Senator of the Philippines from the 11th District
- In office 2 June 1931 – 16 September 1935 Serving with Jose Clarin
- Preceded by: Troadio Galicano
- Succeeded by: office abolished

Member of the National Assembly of the Philippines from Bohol's 1st district
- In office 16 September 1935 – 30 December 1938
- Preceded by: Bernardo Josol
- Succeeded by: Genaro Visarra

7th Governor of Bohol
- In office 16 October 1919 – 15 October 1925
- Preceded by: Eutiquio Boyles
- Succeeded by: Filomeno Orbeta Caseñas

Personal details
- Born: March 7, 1883 Tagbilaran, Bohol, Captaincy General of the Philippines
- Died: January 3, 1961 (aged 77)
- Party: Nacionalista

= Juan Torralba =

Filipino politician and lawyer (1883-1961)

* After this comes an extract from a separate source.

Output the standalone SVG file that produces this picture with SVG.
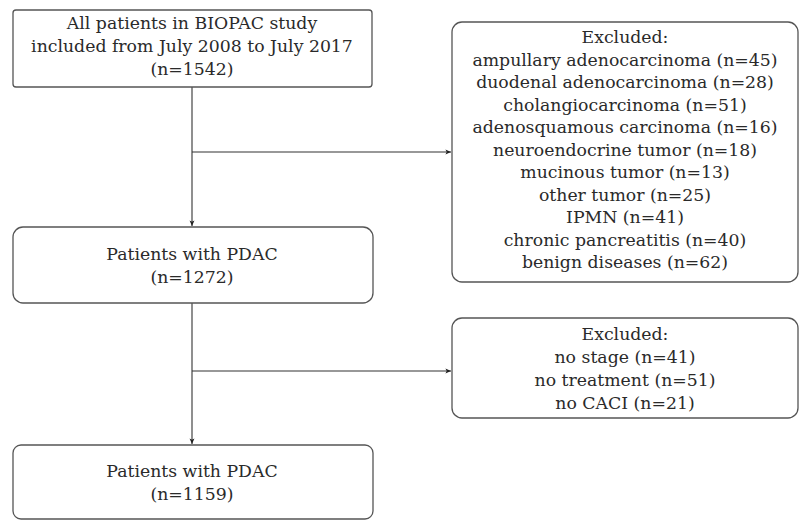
<svg xmlns="http://www.w3.org/2000/svg" width="802" height="525" viewBox="0 0 802 525">
<defs>
<marker id="arr" viewBox="0 0 10 10" refX="9" refY="5" markerWidth="7" markerHeight="7" orient="auto" markerUnits="userSpaceOnUse">
<path d="M1,1.5 L9,5 L1,8.5 L3,5 Z" fill="#222"/>
</marker>
<style>
.box{fill:#fff;stroke:#555;stroke-width:1.3}
.t{font-family:"DejaVu Serif","Liberation Serif",serif;font-size:17.3px;fill:#2a2a2a;text-anchor:middle;dominant-baseline:central}
.c{fill:none;stroke:#333;stroke-width:1.1}
</style>
</defs>
<rect width="802" height="525" fill="#fff"/>
<g id="connectors">
<line class="c" x1="192" y1="87" x2="192" y2="226" marker-end="url(#arr)"/>
<line class="c" x1="192" y1="152" x2="451" y2="152" marker-end="url(#arr)"/>
<line class="c" x1="192" y1="303" x2="192" y2="444" marker-end="url(#arr)"/>
<line class="c" x1="192" y1="371" x2="451" y2="371" marker-end="url(#arr)"/>
</g>
<g id="n1">
<rect class="box" x="13" y="10" width="359" height="77" rx="3"/>
<text class="t" x="192" y="23">All patients in BIOPAC study</text>
<text class="t" x="192" y="46">included from July 2008 to July 2017</text>
<text class="t" x="192" y="69">(n=1542)</text>
</g>
<g id="n2">
<rect class="box" x="13" y="227" width="360" height="76" rx="10"/>
<text class="t" x="192" y="253.5">Patients with PDAC</text>
<text class="t" x="192" y="276.5">(n=1272)</text>
</g>
<g id="n3">
<rect class="box" x="452" y="22" width="346" height="260" rx="10"/>
<text class="t" x="625" y="37">Excluded:</text>
<text class="t" x="625" y="59.5">ampullary adenocarcinoma (n=45)</text>
<text class="t" x="625" y="82">duodenal adenocarcinoma (n=28)</text>
<text class="t" x="625" y="104.5">cholangiocarcinoma (n=51)</text>
<text class="t" x="625" y="127">adenosquamous carcinoma (n=16)</text>
<text class="t" x="625" y="149.5">neuroendocrine tumor (n=18)</text>
<text class="t" x="625" y="172">mucinous tumor (n=13)</text>
<text class="t" x="625" y="194.5">other tumor (n=25)</text>
<text class="t" x="625" y="217">IPMN (n=41)</text>
<text class="t" x="625" y="239.5">chronic pancreatitis (n=40)</text>
<text class="t" x="625" y="262">benign diseases (n=62)</text>
</g>
<g id="n4">
<rect class="box" x="452" y="318" width="346" height="100" rx="10"/>
<text class="t" x="625" y="333.5">Excluded:</text>
<text class="t" x="625" y="356.5">no stage (n=41)</text>
<text class="t" x="625" y="379.5">no treatment (n=51)</text>
<text class="t" x="625" y="402.5">no CACI (n=21)</text>
</g>
<g id="n5">
<rect class="box" x="13" y="445" width="360" height="74" rx="8"/>
<text class="t" x="192" y="470.5">Patients with PDAC</text>
<text class="t" x="192" y="493.5">(n=1159)</text>
</g>
</svg>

Juan Sarmiento Torralba (March 7, 1883 – January 3, 1961) was a Filipino politician and lawyer. He was governor of Bohol from 1919 to 1925. Afterwards, Torralba was a senator from 1931 to 1935 and a deputy on behalf of Bohol from 1935 to 1938.

==Biography==
Juan Torralba was born in Tagbilaran, Bohol to Margarito Maturan Torralba and Cirila Butalid Sarmiento. Torralba completed a bachelor's degree in law from the Escuela de Derecho and was admitted to the Bar on October 11, 1909.

From 1919 to 1925, Torralba was governor of Bohol. In the 1931 election, he was elected to the Senate of the Philippines from the 11th District. After the Commonwealth Constitution was passed in 1935, the Senate was abolished and replaced by the unicameral National Assembly of the Philippines. Torralba was elected to that Assembly to represent Bohol's 1st district in the 1935 elections, serving until 1938. He subsequently practiced law.

A brother of Juan Torralba, Fermin Torralba, was also a politician and was secretary of the Senate while he was in office.